Instruction -
Search the material for the string "this", then return every line where it is found.

________________________

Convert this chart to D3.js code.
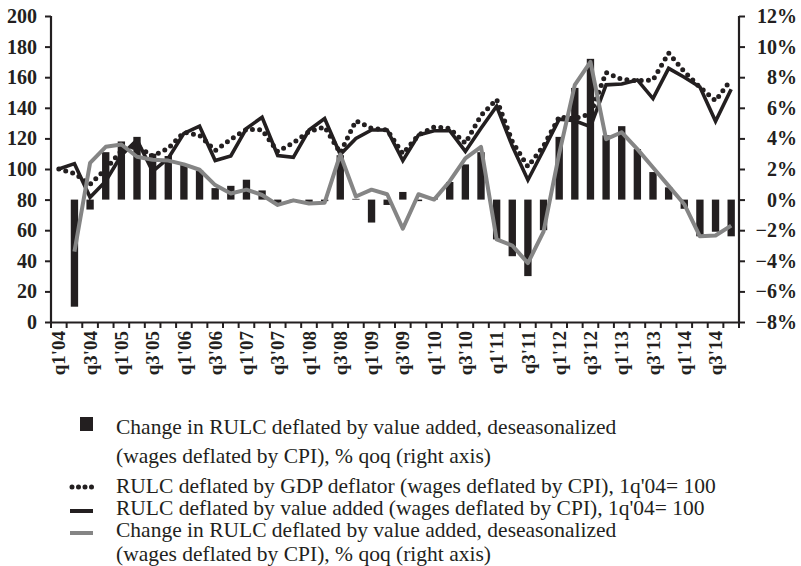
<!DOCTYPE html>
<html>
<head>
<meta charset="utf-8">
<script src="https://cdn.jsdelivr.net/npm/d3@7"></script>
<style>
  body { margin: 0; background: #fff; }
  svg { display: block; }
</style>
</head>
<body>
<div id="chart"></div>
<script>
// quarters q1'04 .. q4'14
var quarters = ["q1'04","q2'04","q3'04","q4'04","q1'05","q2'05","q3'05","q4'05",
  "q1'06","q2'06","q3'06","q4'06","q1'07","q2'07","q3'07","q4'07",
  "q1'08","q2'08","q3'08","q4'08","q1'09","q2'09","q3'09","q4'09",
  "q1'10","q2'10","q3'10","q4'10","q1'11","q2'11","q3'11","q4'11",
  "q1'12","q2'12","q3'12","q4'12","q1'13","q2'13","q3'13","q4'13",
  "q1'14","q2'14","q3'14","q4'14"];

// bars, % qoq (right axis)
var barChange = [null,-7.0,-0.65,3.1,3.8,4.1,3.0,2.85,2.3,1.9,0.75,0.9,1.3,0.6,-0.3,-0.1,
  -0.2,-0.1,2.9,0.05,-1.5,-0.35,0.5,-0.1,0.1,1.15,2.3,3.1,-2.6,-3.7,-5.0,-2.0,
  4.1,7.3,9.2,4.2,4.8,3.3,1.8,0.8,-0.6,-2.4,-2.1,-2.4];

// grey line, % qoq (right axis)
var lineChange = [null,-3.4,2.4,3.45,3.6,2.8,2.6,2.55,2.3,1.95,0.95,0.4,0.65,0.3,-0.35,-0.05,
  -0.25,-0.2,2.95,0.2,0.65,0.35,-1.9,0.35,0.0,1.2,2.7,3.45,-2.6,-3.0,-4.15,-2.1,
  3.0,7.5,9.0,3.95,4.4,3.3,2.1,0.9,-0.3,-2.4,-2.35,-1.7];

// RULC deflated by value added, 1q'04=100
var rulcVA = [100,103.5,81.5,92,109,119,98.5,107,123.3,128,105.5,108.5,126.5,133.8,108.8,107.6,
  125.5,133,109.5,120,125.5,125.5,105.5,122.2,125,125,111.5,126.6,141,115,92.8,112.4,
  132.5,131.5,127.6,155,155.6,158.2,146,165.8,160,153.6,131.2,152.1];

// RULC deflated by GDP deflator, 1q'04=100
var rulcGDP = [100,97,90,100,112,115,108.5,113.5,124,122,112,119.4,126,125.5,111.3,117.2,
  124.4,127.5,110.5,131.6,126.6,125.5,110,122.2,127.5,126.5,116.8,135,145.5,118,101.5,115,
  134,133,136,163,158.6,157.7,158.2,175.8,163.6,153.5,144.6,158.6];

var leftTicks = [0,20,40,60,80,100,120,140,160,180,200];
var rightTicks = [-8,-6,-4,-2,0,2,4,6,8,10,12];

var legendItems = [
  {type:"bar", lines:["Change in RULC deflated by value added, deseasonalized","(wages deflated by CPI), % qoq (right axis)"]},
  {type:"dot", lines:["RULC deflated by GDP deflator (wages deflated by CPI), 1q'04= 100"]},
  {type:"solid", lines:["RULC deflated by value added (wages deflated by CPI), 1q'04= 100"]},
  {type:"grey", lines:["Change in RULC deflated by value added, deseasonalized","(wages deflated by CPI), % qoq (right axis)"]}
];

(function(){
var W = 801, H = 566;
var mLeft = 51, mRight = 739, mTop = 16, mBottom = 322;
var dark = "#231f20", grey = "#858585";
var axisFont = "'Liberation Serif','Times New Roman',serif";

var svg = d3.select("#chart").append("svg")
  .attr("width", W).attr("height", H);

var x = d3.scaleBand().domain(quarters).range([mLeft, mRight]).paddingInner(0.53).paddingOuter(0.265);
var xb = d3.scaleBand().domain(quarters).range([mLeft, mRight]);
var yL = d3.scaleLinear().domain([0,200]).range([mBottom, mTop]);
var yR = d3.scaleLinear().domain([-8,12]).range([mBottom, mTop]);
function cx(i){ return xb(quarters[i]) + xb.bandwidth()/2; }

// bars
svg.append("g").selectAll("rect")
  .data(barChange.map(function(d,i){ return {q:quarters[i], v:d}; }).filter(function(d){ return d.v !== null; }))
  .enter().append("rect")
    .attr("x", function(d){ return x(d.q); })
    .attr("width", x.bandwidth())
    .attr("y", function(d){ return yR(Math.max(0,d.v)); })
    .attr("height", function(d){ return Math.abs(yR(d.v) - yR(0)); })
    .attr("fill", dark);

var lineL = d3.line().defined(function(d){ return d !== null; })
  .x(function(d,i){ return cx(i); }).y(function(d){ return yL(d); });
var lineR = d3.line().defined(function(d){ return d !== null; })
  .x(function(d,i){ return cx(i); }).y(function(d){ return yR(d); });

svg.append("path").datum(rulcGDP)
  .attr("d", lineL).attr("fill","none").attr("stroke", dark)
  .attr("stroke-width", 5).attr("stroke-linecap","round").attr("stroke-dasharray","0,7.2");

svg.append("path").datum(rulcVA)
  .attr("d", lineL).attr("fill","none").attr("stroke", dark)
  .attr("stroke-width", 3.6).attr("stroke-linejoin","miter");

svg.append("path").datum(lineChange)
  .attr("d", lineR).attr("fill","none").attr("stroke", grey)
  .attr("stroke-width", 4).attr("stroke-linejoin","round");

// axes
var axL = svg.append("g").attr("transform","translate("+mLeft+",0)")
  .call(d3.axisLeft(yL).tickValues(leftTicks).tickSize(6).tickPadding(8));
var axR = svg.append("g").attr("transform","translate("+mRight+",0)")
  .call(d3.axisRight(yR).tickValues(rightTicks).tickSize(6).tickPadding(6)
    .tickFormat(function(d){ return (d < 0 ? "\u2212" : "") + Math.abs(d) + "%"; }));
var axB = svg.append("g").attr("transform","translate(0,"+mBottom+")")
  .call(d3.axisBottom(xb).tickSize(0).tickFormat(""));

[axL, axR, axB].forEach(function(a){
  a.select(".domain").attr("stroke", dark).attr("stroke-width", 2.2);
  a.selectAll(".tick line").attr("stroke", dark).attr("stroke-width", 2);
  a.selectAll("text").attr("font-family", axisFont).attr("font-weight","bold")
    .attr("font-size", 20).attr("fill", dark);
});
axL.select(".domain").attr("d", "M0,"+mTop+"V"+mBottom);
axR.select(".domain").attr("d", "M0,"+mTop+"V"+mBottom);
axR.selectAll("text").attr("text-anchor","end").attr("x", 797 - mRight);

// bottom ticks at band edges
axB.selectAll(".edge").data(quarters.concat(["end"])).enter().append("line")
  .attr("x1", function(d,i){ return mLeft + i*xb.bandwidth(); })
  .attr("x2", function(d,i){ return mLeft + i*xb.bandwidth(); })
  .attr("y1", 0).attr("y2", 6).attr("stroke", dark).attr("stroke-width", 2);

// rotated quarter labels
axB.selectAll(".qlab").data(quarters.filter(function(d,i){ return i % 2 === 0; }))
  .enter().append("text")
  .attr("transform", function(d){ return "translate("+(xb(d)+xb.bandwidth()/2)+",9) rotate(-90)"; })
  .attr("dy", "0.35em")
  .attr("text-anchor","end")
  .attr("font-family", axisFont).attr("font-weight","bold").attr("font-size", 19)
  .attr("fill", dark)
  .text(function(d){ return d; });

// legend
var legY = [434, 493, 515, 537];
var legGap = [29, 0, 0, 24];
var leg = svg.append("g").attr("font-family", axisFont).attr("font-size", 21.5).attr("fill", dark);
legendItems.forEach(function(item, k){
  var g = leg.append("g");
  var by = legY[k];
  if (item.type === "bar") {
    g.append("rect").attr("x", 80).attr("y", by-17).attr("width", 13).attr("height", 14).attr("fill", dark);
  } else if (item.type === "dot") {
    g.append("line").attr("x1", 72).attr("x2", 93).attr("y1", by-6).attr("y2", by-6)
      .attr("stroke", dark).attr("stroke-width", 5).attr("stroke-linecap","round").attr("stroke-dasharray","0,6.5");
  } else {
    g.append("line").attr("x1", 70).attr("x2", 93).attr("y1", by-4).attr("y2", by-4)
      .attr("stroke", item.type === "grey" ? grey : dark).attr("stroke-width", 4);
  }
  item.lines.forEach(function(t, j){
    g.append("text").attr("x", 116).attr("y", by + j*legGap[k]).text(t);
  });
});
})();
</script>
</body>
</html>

________________________

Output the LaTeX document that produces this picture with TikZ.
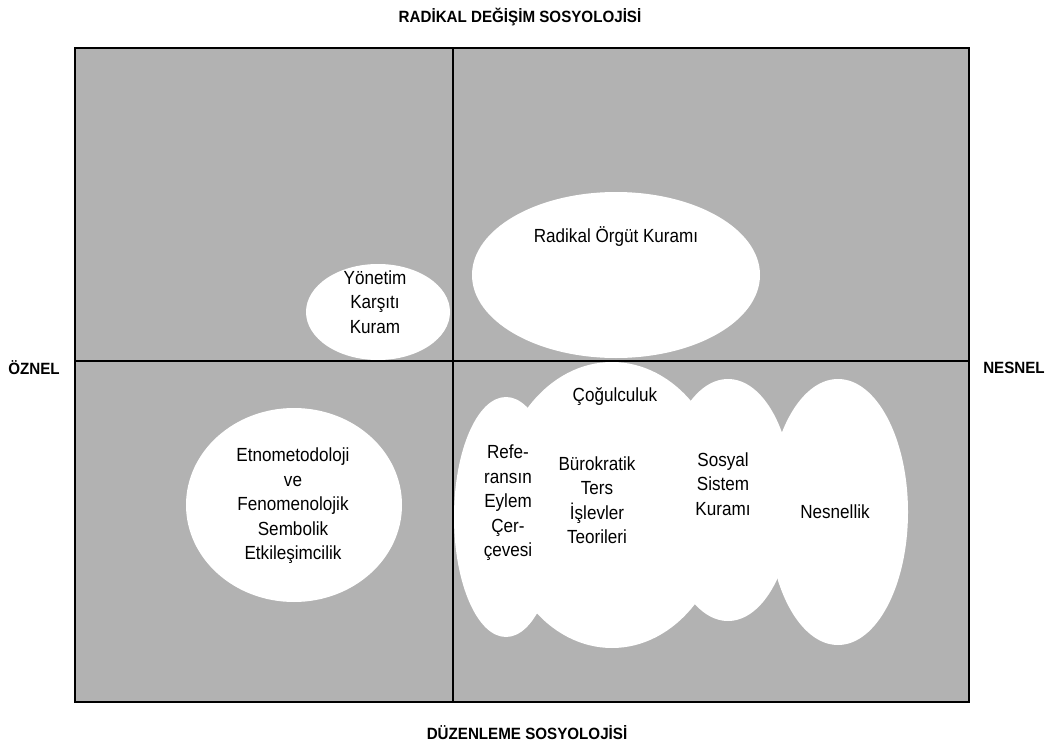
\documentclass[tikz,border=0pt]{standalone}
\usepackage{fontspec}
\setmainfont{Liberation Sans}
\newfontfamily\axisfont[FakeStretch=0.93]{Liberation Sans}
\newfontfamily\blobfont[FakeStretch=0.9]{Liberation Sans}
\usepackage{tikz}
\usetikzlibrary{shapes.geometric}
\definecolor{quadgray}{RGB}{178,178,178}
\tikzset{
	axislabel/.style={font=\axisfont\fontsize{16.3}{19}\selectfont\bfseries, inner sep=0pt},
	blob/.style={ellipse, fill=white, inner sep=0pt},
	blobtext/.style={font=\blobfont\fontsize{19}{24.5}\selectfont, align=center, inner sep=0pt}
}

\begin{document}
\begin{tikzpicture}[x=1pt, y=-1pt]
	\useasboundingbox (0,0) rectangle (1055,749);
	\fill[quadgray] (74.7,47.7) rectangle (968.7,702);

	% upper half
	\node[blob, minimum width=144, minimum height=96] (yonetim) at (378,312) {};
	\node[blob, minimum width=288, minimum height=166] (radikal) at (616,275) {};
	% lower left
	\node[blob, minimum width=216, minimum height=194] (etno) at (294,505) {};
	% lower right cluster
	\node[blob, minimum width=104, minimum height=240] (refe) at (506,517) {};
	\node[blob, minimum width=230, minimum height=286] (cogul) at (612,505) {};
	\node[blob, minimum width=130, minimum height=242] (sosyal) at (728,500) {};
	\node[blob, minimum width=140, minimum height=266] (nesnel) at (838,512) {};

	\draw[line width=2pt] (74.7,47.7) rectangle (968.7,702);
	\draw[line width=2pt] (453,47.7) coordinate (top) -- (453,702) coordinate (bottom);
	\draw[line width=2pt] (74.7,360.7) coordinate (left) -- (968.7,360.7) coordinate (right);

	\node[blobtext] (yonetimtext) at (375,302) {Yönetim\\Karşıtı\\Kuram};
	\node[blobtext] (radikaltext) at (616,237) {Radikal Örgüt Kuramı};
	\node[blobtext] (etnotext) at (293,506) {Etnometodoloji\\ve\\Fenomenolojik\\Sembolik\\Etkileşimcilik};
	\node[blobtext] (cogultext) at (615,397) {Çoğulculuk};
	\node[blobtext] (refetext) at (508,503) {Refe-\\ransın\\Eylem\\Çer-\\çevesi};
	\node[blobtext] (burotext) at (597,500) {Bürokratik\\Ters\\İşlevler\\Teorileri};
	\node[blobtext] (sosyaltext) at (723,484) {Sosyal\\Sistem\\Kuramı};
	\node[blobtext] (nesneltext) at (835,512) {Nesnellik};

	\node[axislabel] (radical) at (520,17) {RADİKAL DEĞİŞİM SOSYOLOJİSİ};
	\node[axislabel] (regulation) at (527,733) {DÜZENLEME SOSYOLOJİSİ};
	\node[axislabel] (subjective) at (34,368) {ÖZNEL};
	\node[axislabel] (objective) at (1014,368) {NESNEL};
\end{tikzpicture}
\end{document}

________________________

Solution below -
Convert this chart to D3.js code.
Output the LaTeX document that produces this picture with TikZ.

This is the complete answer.